▶ **Description of the task**
The exercise asks you to copy every line below in which "matplotlib" appears.
---+---
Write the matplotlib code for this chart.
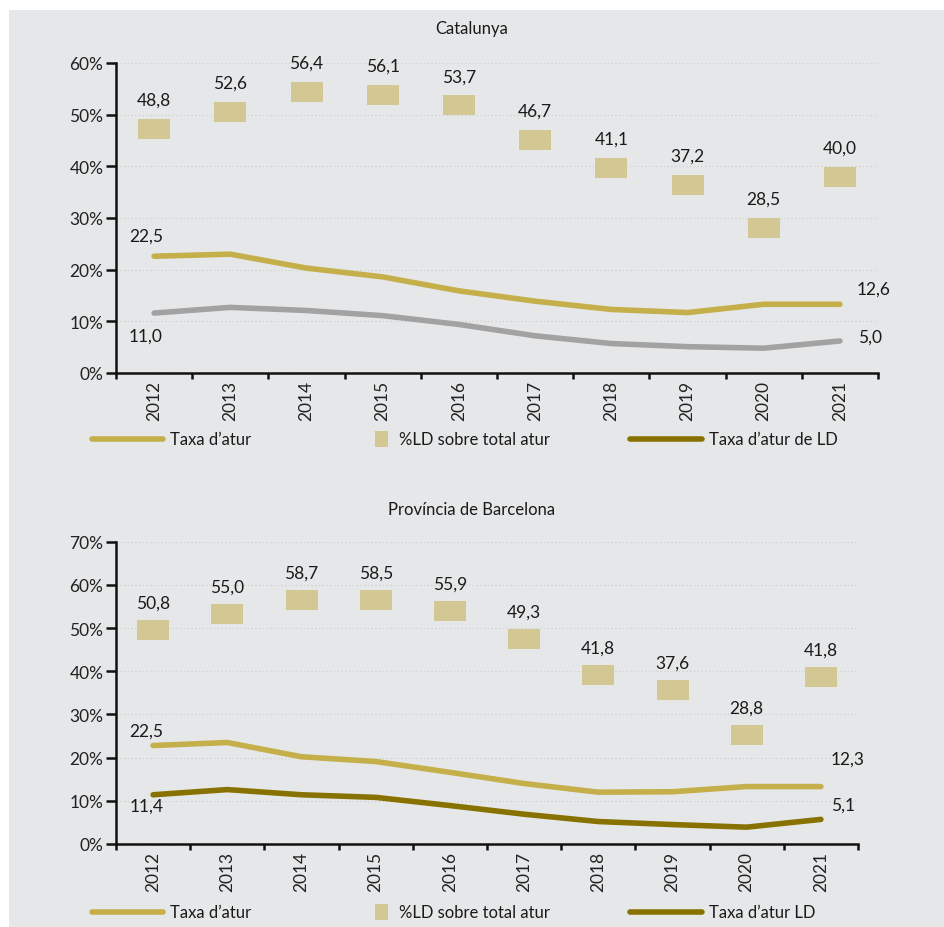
import matplotlib
matplotlib.use("Agg")
import matplotlib.pyplot as plt
from matplotlib.lines import Line2D
from matplotlib.patches import Rectangle
from matplotlib.ticker import FuncFormatter, MultipleLocator, FixedLocator

plt.rcParams['font.family'] = ['Lato', 'DejaVu Sans']

years = [str(y) for y in range(2012, 2022)]

# Catalunya
cat_taxa = [22.6, 23.0, 20.3, 18.6, 15.9, 13.9, 12.3, 11.7, 13.3, 13.3]
cat_ld_pct = [47.2, 50.5, 54.4, 53.8, 51.8, 45.1, 39.7, 36.4, 28.1, 37.9]
cat_taxa_ld = [11.6, 12.7, 12.1, 11.1, 9.4, 7.2, 5.7, 5.1, 4.8, 6.2]
cat_ld_labels = ["48,8", "52,6", "56,4", "56,1", "53,7", "46,7", "41,1", "37,2", "28,5", "40,0"]
cat_line_labels = ["22,5", "11,0", "12,6", "5,0"]

# Província de Barcelona
bcn_taxa = [22.8, 23.5, 20.2, 19.1, 16.6, 14.0, 12.0, 12.1, 13.3, 13.3]
bcn_ld_pct = [49.6, 53.3, 56.5, 56.5, 54.0, 47.5, 39.2, 35.7, 25.3, 38.7]
bcn_taxa_ld = [11.4, 12.6, 11.4, 10.8, 8.9, 6.9, 5.2, 4.5, 3.9, 5.7]
bcn_ld_labels = ["50,8", "55,0", "58,7", "58,5", "55,9", "49,3", "41,8", "37,6", "28,8", "41,8"]
bcn_line_labels = ["22,5", "11,4", "12,3", "5,1"]

GOLD = "#C4AF4A"
SQUARE = "#D3C793"
DARK = "#877200"
GREY = "#A2A2A2"
BG = "#E6E7E8"
FS = 12.5

W, H = 944, 928
fig = plt.figure(figsize=(W / 100, H / 100), dpi=100, facecolor="white")
fig.patches.append(Rectangle((9 / W, 0), 1 - 9 / W, 1 - 11 / H, transform=fig.transFigure,
                             facecolor=BG, edgecolor="none", zorder=-10))

rect_marker = [(-1.6, -1), (1.6, -1), (1.6, 1), (-1.6, 1), (-1.6, -1)]


def fy(py):
    return 1 - py / H


def make_axes(left_px, right_px, top_px, bottom_px, ymax):
    ax = fig.add_axes([left_px / W, fy(bottom_px), (right_px - left_px) / W, (bottom_px - top_px) / H])
    ax.set_facecolor("none")
    ax.set_xlim(-0.5, 9.5)
    ax.set_ylim(0, ymax)
    ax.yaxis.set_major_locator(MultipleLocator(10))
    ax.yaxis.set_major_formatter(FuncFormatter(lambda v, p: f"{int(round(v))}%"))
    ax.grid(axis="y", color="#D0D0D0", linestyle=(0, (1, 2)), linewidth=0.9, zorder=0)
    ax.set_axisbelow(True)
    for s in ["top", "right"]:
        ax.spines[s].set_visible(False)
    for s in ["left", "bottom"]:
        ax.spines[s].set_linewidth(1.8)
        ax.spines[s].set_color("#111111")
    ax.set_xticks(range(10))
    ax.set_xticklabels(years, rotation=90, fontsize=FS, color="#222222")
    ax.xaxis.set_minor_locator(FixedLocator([i - 0.5 for i in range(11)]))
    ax.tick_params(axis="x", which="major", length=0, pad=5)
    ax.tick_params(axis="x", which="minor", length=4, width=1.8, direction="out", color="#111111")
    ax.tick_params(axis="y", which="major", length=7.5, width=1.8, pad=1.5, labelsize=FS,
                   labelcolor="#222222", color="#111111")
    return ax


def draw(ax, taxa, ldpct, taxald, ld_labels, line_labels, ldcolor, ld_off, offs):
    x = list(range(10))
    ax.plot(x, taxa, color=GOLD, lw=4, solid_capstyle="round", solid_joinstyle="round", zorder=3)
    ax.plot(x, taxald, color=ldcolor, lw=4, solid_capstyle="round", solid_joinstyle="round", zorder=3)
    ax.plot(x, ldpct, linestyle="none", marker=rect_marker, markersize=23, markeredgewidth=0,
            color=SQUARE, zorder=4)
    for xi, yi, t in zip(x, ldpct, ld_labels):
        ax.annotate(t, (xi, yi), xytext=(0, ld_off), textcoords="offset points",
                    ha="center", va="center", fontsize=FS, color="#1a1a1a")
    pts = [(0, taxa[0]), (0, taxald[0]), (9, taxa[9]), (9, taxald[9])]
    for (xi, yi), t, o in zip(pts, line_labels, offs):
        ax.annotate(t, (xi, yi), xytext=o, textcoords="offset points",
                    ha="center", va="center", fontsize=FS, color="#1a1a1a")


ax1 = make_axes(116, 878, 64, 374, 60)
draw(ax1, cat_taxa, cat_ld_pct, cat_taxa_ld, cat_ld_labels, cat_line_labels, GREY, 21,
     [(-6, 15), (-6, -16), (24, 11), (22, 3)])

ax2 = make_axes(116, 858, 542.7, 845, 70)
draw(ax2, bcn_taxa, bcn_ld_pct, bcn_taxa_ld, bcn_ld_labels, bcn_line_labels, DARK, 19.5,
     [(-5, 11), (-5, -8), (19, 20), (16, 10.5)])

fig.text(0.5, fy(29), "Catalunya", ha="center", va="center", fontsize=12, color="#1a1a1a")
fig.text(0.5, fy(510), "Província de Barcelona", ha="center", va="center", fontsize=12, color="#1a1a1a")


def legend(ypx, third_label):
    y = fy(ypx)
    fig.add_artist(Line2D([92 / W, 163 / W], [y, y], color=GOLD, lw=4, solid_capstyle="round",
                          transform=fig.transFigure))
    fig.text(170 / W, y, "Taxa d\u2019atur", ha="left", va="center", fontsize=12, color="#1a1a1a")
    fig.patches.append(Rectangle((375 / W, fy(ypx + 8)), 13 / W, 16 / H, transform=fig.transFigure,
                                 facecolor=SQUARE, edgecolor="none"))
    fig.text(399 / W, y, "%LD sobre total atur", ha="left", va="center", fontsize=12, color="#1a1a1a")
    fig.add_artist(Line2D([630 / W, 702 / W], [y, y], color=DARK, lw=4, solid_capstyle="round",
                          transform=fig.transFigure))
    fig.text(709 / W, y, third_label, ha="left", va="center", fontsize=12, color="#1a1a1a")


legend(440, "Taxa d\u2019atur de LD")
legend(913, "Taxa d\u2019atur LD")

fig.savefig("out.png", dpi=100, facecolor=fig.get_facecolor())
---+---
▶ **Correct output**
Write the matplotlib code for this chart.
import matplotlib
matplotlib.use("Agg")
import matplotlib.pyplot as plt
from matplotlib.lines import Line2D
from matplotlib.patches import Rectangle
from matplotlib.ticker import FuncFormatter, MultipleLocator, FixedLocator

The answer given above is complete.